→ **Rows from a dataset of charts and code**
----------
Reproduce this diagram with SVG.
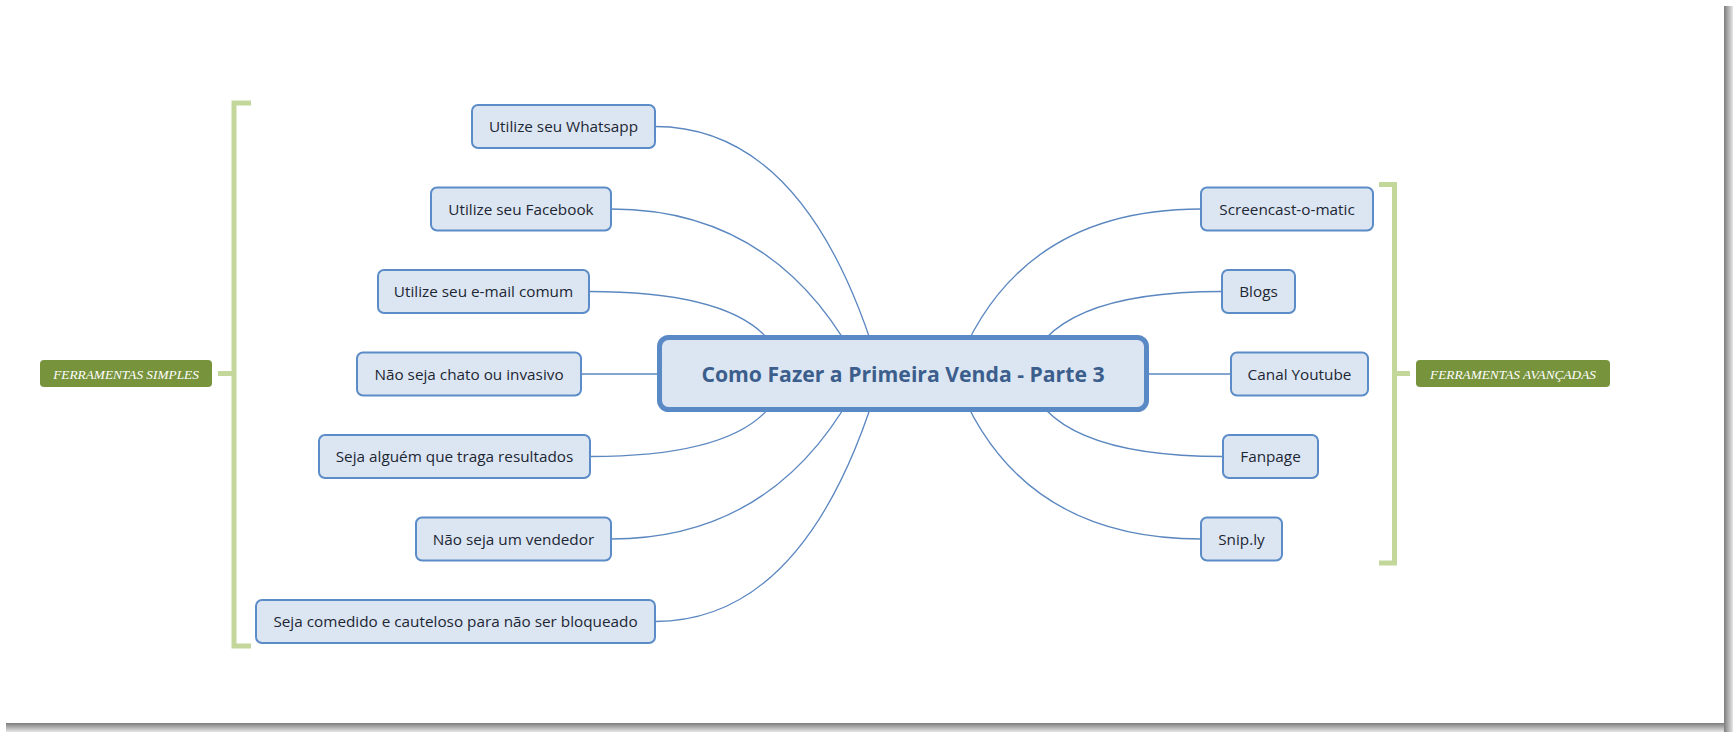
<svg xmlns="http://www.w3.org/2000/svg" width="1733" height="732" viewBox="0 0 1733 732">
<defs>
<linearGradient id="shR" x1="0" y1="0" x2="1" y2="0">
<stop offset="0" stop-color="#7d7d7d"/><stop offset="1" stop-color="#e6e6e6"/>
</linearGradient>
<linearGradient id="shB" x1="0" y1="0" x2="0" y2="1">
<stop offset="0" stop-color="#7d7d7d"/><stop offset="1" stop-color="#e6e6e6"/>
</linearGradient>
<style>
.node rect{fill:#dce6f2;stroke:#5b8cc8;stroke-width:2}
.node text{font-family:"Open Sans","DejaVu Sans",sans-serif;font-size:15.3px;fill:#1d2633;text-anchor:middle}
.conn path{fill:none;stroke:#5b87c0;stroke-width:1.3}
.br{fill:none;stroke:#c4d79b;stroke-width:5}
.lab rect{fill:#77933c}
.lab text{font-family:"Liberation Serif",serif;font-style:italic;font-size:13.3px;fill:#ffffff;text-anchor:middle}
</style>
</defs>
<rect x="0" y="0" width="1733" height="732" fill="#ffffff"/>
<rect x="1724" y="6" width="9" height="726" fill="url(#shR)"/>
<rect x="6" y="723" width="1718" height="9" fill="url(#shB)"/>

<g id="connectors" class="conn">
<path d="M655,126.5 Q809,126.5 881,374"/>
<path d="M611,209 Q781,209 863,374"/>
<path d="M589,291.5 Q770,291.5 785,374"/>
<path d="M581,374 L700,374"/>
<path d="M590,456.5 Q770,456.5 785,374"/>
<path d="M611,539 Q781,539 863,374"/>
<path d="M655,621.5 Q809,621.5 881,374"/>
<path d="M1201,209 Q1015,209 954,374"/>
<path d="M1222,291.5 Q1047,291.5 1026,374"/>
<path d="M1100,374 L1231,374"/>
<path d="M1223,456.5 Q1047,456.5 1026,374"/>
<path d="M1201,539 Q1015,539 954,374"/>
</g>

<g id="bracket-left">
<path class="br" d="M251,103 H234 V646 H251 M234,373.5 H218"/>
</g>
<g id="bracket-right">
<path class="br" d="M1379,184.5 H1394.5 V563 H1379 M1394.5,373.5 H1410"/>
</g>

<g id="label-simples" class="lab">
<rect x="40" y="360" width="172" height="27" rx="4"/>
<text x="126" y="378.5">FERRAMENTAS SIMPLES</text>
</g>
<g id="label-avancadas" class="lab">
<rect x="1416" y="360" width="194" height="27" rx="4"/>
<text x="1513" y="378.5">FERRAMENTAS AVANÇADAS</text>
</g>

<g id="central">
<rect x="659.5" y="337.5" width="487" height="72" rx="9" fill="#dce6f2" stroke="#5a8ac6" stroke-width="5"/>
<text x="903" y="381.5" font-family="'Open Sans','DejaVu Sans',sans-serif" font-weight="bold" font-size="21.2" fill="#3b5e8c" text-anchor="middle">Como Fazer a Primeira Venda - Parte 3</text>
</g>

<g id="n-whatsapp" class="node"><rect x="472" y="105" width="183" height="43" rx="6"/><text x="563.5" y="132">Utilize seu Whatsapp</text></g>
<g id="n-facebook" class="node"><rect x="431" y="187.5" width="180" height="43" rx="6"/><text x="521" y="214.5">Utilize seu Facebook</text></g>
<g id="n-email" class="node"><rect x="378" y="270" width="211" height="43" rx="6"/><text x="483.5" y="297">Utilize seu e-mail comum</text></g>
<g id="n-chato" class="node"><rect x="357" y="352.5" width="224" height="43" rx="6"/><text x="469" y="379.5">Não seja chato ou invasivo</text></g>
<g id="n-resultados" class="node"><rect x="319" y="435" width="271" height="43" rx="6"/><text x="454.5" y="462">Seja alguém que traga resultados</text></g>
<g id="n-vendedor" class="node"><rect x="416" y="517.5" width="195" height="43" rx="6"/><text x="513.5" y="544.5">Não seja um vendedor</text></g>
<g id="n-comedido" class="node"><rect x="256" y="600" width="399" height="43" rx="6"/><text x="455.5" y="627">Seja comedido e cauteloso para não ser bloqueado</text></g>

<g id="n-screencast" class="node"><rect x="1201" y="187.5" width="172" height="43" rx="6"/><text x="1287" y="214.5">Screencast-o-matic</text></g>
<g id="n-blogs" class="node"><rect x="1222" y="270" width="73" height="43" rx="6"/><text x="1258.5" y="297">Blogs</text></g>
<g id="n-youtube" class="node"><rect x="1231" y="352.5" width="137" height="43" rx="6"/><text x="1299.5" y="379.5">Canal Youtube</text></g>
<g id="n-fanpage" class="node"><rect x="1223" y="435" width="95" height="43" rx="6"/><text x="1270.5" y="462">Fanpage</text></g>
<g id="n-sniply" class="node"><rect x="1201" y="517.5" width="81" height="43" rx="6"/><text x="1241.5" y="544.5">Snip.ly</text></g>
</svg>
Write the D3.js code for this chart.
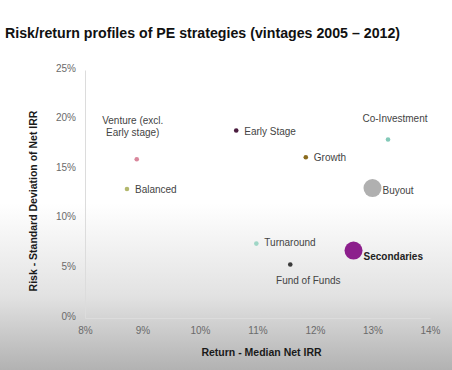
----------
→ **Exercise instructions**
Transcribe every record above exactly as written, leaving out any pictures.

→ **Written answer**
Reproduce this diagram with SVG.
<svg xmlns="http://www.w3.org/2000/svg" width="1733" height="732" viewBox="0 0 1733 732">
<defs>
<linearGradient id="shR" x1="0" y1="0" x2="1" y2="0">
<stop offset="0" stop-color="#7d7d7d"/><stop offset="1" stop-color="#e6e6e6"/>
</linearGradient>
<linearGradient id="shB" x1="0" y1="0" x2="0" y2="1">
<stop offset="0" stop-color="#7d7d7d"/><stop offset="1" stop-color="#e6e6e6"/>
</linearGradient>
<style>
.node rect{fill:#dce6f2;stroke:#5b8cc8;stroke-width:2}
.node text{font-family:"Open Sans","DejaVu Sans",sans-serif;font-size:15.3px;fill:#1d2633;text-anchor:middle}
.conn path{fill:none;stroke:#5b87c0;stroke-width:1.3}
.br{fill:none;stroke:#c4d79b;stroke-width:5}
.lab rect{fill:#77933c}
.lab text{font-family:"Liberation Serif",serif;font-style:italic;font-size:13.3px;fill:#ffffff;text-anchor:middle}
</style>
</defs>
<rect x="0" y="0" width="1733" height="732" fill="#ffffff"/>
<rect x="1724" y="6" width="9" height="726" fill="url(#shR)"/>
<rect x="6" y="723" width="1718" height="9" fill="url(#shB)"/>

<g id="connectors" class="conn">
<path d="M655,126.5 Q809,126.5 881,374"/>
<path d="M611,209 Q781,209 863,374"/>
<path d="M589,291.5 Q770,291.5 785,374"/>
<path d="M581,374 L700,374"/>
<path d="M590,456.5 Q770,456.5 785,374"/>
<path d="M611,539 Q781,539 863,374"/>
<path d="M655,621.5 Q809,621.5 881,374"/>
<path d="M1201,209 Q1015,209 954,374"/>
<path d="M1222,291.5 Q1047,291.5 1026,374"/>
<path d="M1100,374 L1231,374"/>
<path d="M1223,456.5 Q1047,456.5 1026,374"/>
<path d="M1201,539 Q1015,539 954,374"/>
</g>

<g id="bracket-left">
<path class="br" d="M251,103 H234 V646 H251 M234,373.5 H218"/>
</g>
<g id="bracket-right">
<path class="br" d="M1379,184.5 H1394.5 V563 H1379 M1394.5,373.5 H1410"/>
</g>

<g id="label-simples" class="lab">
<rect x="40" y="360" width="172" height="27" rx="4"/>
<text x="126" y="378.5">FERRAMENTAS SIMPLES</text>
</g>
<g id="label-avancadas" class="lab">
<rect x="1416" y="360" width="194" height="27" rx="4"/>
<text x="1513" y="378.5">FERRAMENTAS AVANÇADAS</text>
</g>

<g id="central">
<rect x="659.5" y="337.5" width="487" height="72" rx="9" fill="#dce6f2" stroke="#5a8ac6" stroke-width="5"/>
<text x="903" y="381.5" font-family="'Open Sans','DejaVu Sans',sans-serif" font-weight="bold" font-size="21.2" fill="#3b5e8c" text-anchor="middle">Como Fazer a Primeira Venda - Parte 3</text>
</g>

<g id="n-whatsapp" class="node"><rect x="472" y="105" width="183" height="43" rx="6"/><text x="563.5" y="132">Utilize seu Whatsapp</text></g>
<g id="n-facebook" class="node"><rect x="431" y="187.5" width="180" height="43" rx="6"/><text x="521" y="214.5">Utilize seu Facebook</text></g>
<g id="n-email" class="node"><rect x="378" y="270" width="211" height="43" rx="6"/><text x="483.5" y="297">Utilize seu e-mail comum</text></g>
<g id="n-chato" class="node"><rect x="357" y="352.5" width="224" height="43" rx="6"/><text x="469" y="379.5">Não seja chato ou invasivo</text></g>
<g id="n-resultados" class="node"><rect x="319" y="435" width="271" height="43" rx="6"/><text x="454.5" y="462">Seja alguém que traga resultados</text></g>
<g id="n-vendedor" class="node"><rect x="416" y="517.5" width="195" height="43" rx="6"/><text x="513.5" y="544.5">Não seja um vendedor</text></g>
<g id="n-comedido" class="node"><rect x="256" y="600" width="399" height="43" rx="6"/><text x="455.5" y="627">Seja comedido e cauteloso para não ser bloqueado</text></g>

<g id="n-screencast" class="node"><rect x="1201" y="187.5" width="172" height="43" rx="6"/><text x="1287" y="214.5">Screencast-o-matic</text></g>
<g id="n-blogs" class="node"><rect x="1222" y="270" width="73" height="43" rx="6"/><text x="1258.5" y="297">Blogs</text></g>
<g id="n-youtube" class="node"><rect x="1231" y="352.5" width="137" height="43" rx="6"/><text x="1299.5" y="379.5">Canal Youtube</text></g>
<g id="n-fanpage" class="node"><rect x="1223" y="435" width="95" height="43" rx="6"/><text x="1270.5" y="462">Fanpage</text></g>
<g id="n-sniply" class="node"><rect x="1201" y="517.5" width="81" height="43" rx="6"/><text x="1241.5" y="544.5">Snip.ly</text></g>
</svg>
Write the D3.js code for this chart.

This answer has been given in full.